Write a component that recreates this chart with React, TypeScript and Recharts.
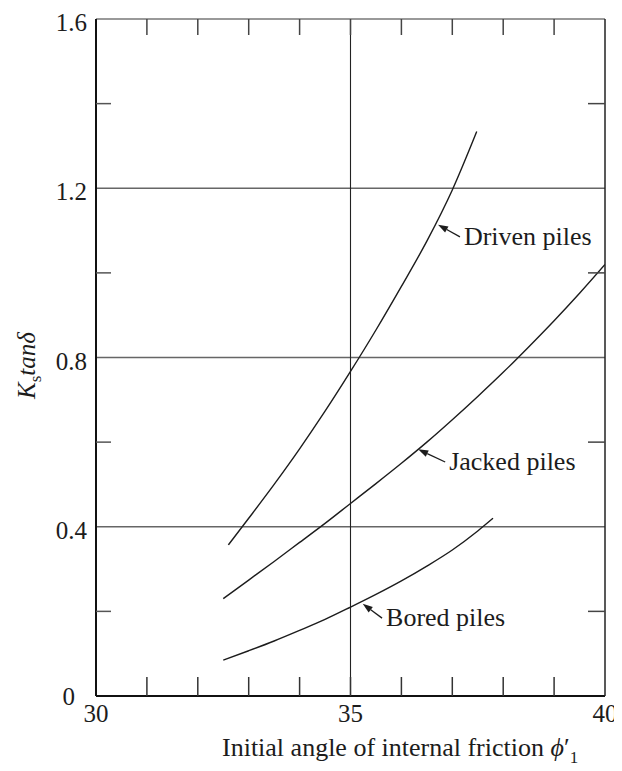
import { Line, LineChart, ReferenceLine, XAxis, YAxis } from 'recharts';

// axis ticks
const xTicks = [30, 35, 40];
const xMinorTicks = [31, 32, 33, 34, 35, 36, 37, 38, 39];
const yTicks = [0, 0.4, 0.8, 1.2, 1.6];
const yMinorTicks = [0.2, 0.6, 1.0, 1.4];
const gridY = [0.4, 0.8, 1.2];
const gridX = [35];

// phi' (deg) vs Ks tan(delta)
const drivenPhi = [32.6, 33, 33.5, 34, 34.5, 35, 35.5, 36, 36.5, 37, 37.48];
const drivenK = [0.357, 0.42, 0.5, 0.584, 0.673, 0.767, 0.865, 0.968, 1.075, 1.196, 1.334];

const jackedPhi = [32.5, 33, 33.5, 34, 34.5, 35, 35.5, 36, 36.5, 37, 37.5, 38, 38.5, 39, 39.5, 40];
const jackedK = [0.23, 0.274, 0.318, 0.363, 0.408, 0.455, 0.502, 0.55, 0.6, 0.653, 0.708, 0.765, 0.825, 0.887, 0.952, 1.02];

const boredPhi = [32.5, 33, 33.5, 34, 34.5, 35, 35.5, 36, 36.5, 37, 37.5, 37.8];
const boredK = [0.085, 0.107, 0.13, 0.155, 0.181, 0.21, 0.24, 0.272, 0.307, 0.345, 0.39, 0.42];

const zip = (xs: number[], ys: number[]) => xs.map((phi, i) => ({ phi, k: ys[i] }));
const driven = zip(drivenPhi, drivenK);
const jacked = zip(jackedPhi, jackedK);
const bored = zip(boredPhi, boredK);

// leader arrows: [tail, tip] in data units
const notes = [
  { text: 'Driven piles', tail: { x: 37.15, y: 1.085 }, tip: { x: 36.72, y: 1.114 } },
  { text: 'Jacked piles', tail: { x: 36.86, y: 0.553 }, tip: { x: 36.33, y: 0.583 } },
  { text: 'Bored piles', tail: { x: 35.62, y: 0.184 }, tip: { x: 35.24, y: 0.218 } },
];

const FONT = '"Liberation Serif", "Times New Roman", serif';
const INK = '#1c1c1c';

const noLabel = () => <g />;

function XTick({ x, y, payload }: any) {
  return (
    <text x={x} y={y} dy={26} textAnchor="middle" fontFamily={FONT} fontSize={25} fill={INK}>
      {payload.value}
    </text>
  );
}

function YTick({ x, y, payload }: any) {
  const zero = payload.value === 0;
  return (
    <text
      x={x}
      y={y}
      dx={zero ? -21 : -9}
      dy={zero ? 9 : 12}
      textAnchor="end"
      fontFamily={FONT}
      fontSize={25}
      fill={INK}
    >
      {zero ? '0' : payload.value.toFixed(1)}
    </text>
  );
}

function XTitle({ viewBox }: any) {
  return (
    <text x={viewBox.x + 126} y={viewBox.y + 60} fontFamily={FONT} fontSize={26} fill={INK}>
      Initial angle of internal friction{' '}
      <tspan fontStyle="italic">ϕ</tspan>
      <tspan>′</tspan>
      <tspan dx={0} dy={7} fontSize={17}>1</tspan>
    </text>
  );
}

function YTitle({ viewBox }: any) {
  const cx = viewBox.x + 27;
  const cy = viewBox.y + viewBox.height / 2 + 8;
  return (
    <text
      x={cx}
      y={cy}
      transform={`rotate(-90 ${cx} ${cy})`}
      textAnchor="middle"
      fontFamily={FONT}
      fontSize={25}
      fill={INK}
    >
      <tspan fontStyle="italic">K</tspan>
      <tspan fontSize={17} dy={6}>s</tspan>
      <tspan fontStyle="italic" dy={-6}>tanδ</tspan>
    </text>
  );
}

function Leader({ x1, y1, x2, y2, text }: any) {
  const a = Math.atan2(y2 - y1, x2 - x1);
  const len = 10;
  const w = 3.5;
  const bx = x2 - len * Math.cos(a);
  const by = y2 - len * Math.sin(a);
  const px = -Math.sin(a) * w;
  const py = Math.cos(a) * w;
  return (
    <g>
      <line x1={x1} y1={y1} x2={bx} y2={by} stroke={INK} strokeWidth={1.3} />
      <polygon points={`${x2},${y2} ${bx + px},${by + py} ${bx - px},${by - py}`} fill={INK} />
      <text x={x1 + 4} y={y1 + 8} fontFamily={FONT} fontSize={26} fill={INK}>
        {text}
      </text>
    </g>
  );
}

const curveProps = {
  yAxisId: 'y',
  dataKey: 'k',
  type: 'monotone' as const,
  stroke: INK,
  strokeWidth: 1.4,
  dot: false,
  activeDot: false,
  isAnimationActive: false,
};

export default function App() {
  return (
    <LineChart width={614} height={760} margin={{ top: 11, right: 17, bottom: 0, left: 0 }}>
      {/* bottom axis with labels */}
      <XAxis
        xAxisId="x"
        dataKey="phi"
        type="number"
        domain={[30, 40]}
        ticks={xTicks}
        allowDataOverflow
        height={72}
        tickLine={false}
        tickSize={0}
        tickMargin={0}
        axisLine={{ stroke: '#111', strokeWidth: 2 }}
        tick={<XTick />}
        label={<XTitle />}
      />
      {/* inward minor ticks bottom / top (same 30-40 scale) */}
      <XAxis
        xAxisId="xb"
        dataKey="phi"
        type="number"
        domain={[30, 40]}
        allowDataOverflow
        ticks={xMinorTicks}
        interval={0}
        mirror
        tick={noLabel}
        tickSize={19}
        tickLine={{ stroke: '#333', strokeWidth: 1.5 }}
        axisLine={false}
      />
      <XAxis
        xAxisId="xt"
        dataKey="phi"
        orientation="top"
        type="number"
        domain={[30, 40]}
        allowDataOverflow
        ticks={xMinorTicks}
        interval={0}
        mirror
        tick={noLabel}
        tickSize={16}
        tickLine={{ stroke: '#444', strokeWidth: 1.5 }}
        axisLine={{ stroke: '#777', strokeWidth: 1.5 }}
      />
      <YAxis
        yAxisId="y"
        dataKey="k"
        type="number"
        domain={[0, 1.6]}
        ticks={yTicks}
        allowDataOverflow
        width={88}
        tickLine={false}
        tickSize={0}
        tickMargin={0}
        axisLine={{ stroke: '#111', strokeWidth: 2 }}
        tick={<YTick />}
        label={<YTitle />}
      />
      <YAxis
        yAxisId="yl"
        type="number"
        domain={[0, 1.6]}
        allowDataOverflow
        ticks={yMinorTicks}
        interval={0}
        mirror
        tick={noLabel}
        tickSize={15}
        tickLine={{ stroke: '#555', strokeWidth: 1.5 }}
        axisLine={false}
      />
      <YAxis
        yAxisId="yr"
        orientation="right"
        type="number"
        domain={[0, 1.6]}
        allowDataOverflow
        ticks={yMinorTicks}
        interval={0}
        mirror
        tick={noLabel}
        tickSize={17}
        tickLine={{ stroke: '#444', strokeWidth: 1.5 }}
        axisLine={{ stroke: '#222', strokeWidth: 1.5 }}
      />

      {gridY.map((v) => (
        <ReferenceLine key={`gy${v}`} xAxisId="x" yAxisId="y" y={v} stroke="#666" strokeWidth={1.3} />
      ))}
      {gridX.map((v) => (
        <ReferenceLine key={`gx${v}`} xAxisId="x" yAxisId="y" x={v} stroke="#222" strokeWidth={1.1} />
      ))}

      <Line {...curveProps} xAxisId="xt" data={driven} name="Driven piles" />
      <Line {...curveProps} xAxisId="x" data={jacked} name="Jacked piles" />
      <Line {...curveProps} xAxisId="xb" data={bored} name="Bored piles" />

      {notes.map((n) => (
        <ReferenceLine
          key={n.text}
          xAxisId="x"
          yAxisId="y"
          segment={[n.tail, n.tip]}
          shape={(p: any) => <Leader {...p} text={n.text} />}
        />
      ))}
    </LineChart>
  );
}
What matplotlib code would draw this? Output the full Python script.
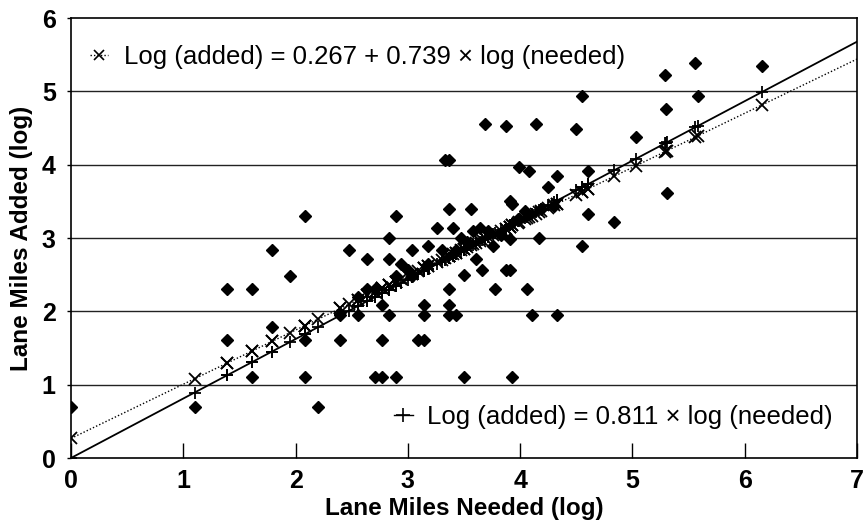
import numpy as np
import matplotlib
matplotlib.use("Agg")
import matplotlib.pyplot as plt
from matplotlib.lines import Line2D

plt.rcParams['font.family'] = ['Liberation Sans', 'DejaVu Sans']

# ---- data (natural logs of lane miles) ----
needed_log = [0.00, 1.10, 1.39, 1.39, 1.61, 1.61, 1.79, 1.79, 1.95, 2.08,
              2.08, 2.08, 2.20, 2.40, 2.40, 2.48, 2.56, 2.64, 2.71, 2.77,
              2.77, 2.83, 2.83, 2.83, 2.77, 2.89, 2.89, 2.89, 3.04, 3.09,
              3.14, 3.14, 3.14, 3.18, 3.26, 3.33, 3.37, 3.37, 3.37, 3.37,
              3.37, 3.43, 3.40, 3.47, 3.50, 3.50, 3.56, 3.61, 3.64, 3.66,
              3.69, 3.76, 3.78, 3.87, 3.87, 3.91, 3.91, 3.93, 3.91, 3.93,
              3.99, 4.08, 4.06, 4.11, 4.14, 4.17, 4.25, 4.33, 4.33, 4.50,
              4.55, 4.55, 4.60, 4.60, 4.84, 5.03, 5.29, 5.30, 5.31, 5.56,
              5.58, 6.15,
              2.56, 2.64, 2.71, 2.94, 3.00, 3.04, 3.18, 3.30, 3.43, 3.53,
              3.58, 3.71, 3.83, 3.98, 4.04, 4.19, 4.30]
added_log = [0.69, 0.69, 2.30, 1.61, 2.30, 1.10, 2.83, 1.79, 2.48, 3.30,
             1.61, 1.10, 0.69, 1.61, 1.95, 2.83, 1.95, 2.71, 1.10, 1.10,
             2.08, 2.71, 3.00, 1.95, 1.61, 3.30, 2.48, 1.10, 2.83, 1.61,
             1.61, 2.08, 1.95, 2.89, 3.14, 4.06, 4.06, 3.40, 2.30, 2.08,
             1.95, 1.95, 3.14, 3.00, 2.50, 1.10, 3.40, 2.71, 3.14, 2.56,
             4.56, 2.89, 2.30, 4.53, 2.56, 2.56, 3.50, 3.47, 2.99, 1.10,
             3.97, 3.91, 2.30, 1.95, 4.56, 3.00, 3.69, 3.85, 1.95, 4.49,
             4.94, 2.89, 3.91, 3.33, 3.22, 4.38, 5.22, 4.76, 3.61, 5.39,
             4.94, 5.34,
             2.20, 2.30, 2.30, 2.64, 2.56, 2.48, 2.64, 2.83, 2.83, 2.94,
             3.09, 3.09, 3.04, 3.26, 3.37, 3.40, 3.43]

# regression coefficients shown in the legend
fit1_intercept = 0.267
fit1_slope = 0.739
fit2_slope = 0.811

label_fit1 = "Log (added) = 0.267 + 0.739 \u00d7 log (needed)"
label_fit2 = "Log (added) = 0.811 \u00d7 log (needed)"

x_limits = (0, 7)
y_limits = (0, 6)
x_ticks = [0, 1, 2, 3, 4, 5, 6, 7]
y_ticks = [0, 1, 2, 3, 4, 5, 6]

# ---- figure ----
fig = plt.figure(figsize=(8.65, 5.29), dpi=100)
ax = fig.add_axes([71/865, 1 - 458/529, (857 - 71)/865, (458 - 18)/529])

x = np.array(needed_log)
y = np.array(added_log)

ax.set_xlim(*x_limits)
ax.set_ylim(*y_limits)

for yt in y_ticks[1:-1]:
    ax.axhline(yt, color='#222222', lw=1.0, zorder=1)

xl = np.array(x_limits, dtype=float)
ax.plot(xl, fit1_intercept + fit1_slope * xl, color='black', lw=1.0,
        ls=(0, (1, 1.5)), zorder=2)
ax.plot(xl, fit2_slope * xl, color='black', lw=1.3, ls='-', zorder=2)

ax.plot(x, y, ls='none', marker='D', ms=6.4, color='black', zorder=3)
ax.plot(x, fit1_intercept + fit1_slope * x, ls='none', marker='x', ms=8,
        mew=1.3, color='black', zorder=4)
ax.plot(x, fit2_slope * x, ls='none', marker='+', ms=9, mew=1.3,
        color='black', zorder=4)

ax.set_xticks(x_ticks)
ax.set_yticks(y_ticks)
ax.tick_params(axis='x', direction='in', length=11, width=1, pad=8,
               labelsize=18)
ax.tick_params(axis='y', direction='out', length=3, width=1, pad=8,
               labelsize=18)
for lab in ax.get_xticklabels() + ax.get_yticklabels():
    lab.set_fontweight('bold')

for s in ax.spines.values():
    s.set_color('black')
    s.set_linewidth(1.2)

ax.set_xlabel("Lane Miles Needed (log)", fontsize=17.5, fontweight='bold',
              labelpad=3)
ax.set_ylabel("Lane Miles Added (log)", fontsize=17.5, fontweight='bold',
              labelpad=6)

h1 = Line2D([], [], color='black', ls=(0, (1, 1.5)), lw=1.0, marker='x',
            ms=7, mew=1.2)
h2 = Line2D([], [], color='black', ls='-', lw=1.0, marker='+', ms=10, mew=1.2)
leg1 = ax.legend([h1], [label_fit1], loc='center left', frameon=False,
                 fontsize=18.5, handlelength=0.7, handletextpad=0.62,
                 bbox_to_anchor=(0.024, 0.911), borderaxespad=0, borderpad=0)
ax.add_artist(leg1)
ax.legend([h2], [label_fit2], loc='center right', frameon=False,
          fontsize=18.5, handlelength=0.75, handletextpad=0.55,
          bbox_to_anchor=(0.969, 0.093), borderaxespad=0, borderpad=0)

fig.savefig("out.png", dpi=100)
****************************************
WORK TO DO
Take the lines from the start of the material to the line with "const bored = zip(boredPhi, boredK);", both included, and transcribe them exactly without the pictures.

ANSWER BELOW
Write a component that recreates this chart with React, TypeScript and Recharts.
import { Line, LineChart, ReferenceLine, XAxis, YAxis } from 'recharts';

// axis ticks
const xTicks = [30, 35, 40];
const xMinorTicks = [31, 32, 33, 34, 35, 36, 37, 38, 39];
const yTicks = [0, 0.4, 0.8, 1.2, 1.6];
const yMinorTicks = [0.2, 0.6, 1.0, 1.4];
const gridY = [0.4, 0.8, 1.2];
const gridX = [35];

// phi' (deg) vs Ks tan(delta)
const drivenPhi = [32.6, 33, 33.5, 34, 34.5, 35, 35.5, 36, 36.5, 37, 37.48];
const drivenK = [0.357, 0.42, 0.5, 0.584, 0.673, 0.767, 0.865, 0.968, 1.075, 1.196, 1.334];

const jackedPhi = [32.5, 33, 33.5, 34, 34.5, 35, 35.5, 36, 36.5, 37, 37.5, 38, 38.5, 39, 39.5, 40];
const jackedK = [0.23, 0.274, 0.318, 0.363, 0.408, 0.455, 0.502, 0.55, 0.6, 0.653, 0.708, 0.765, 0.825, 0.887, 0.952, 1.02];

const boredPhi = [32.5, 33, 33.5, 34, 34.5, 35, 35.5, 36, 36.5, 37, 37.5, 37.8];
const boredK = [0.085, 0.107, 0.13, 0.155, 0.181, 0.21, 0.24, 0.272, 0.307, 0.345, 0.39, 0.42];

const zip = (xs: number[], ys: number[]) => xs.map((phi, i) => ({ phi, k: ys[i] }));
const driven = zip(drivenPhi, drivenK);
const jacked = zip(jackedPhi, jackedK);
const bored = zip(boredPhi, boredK);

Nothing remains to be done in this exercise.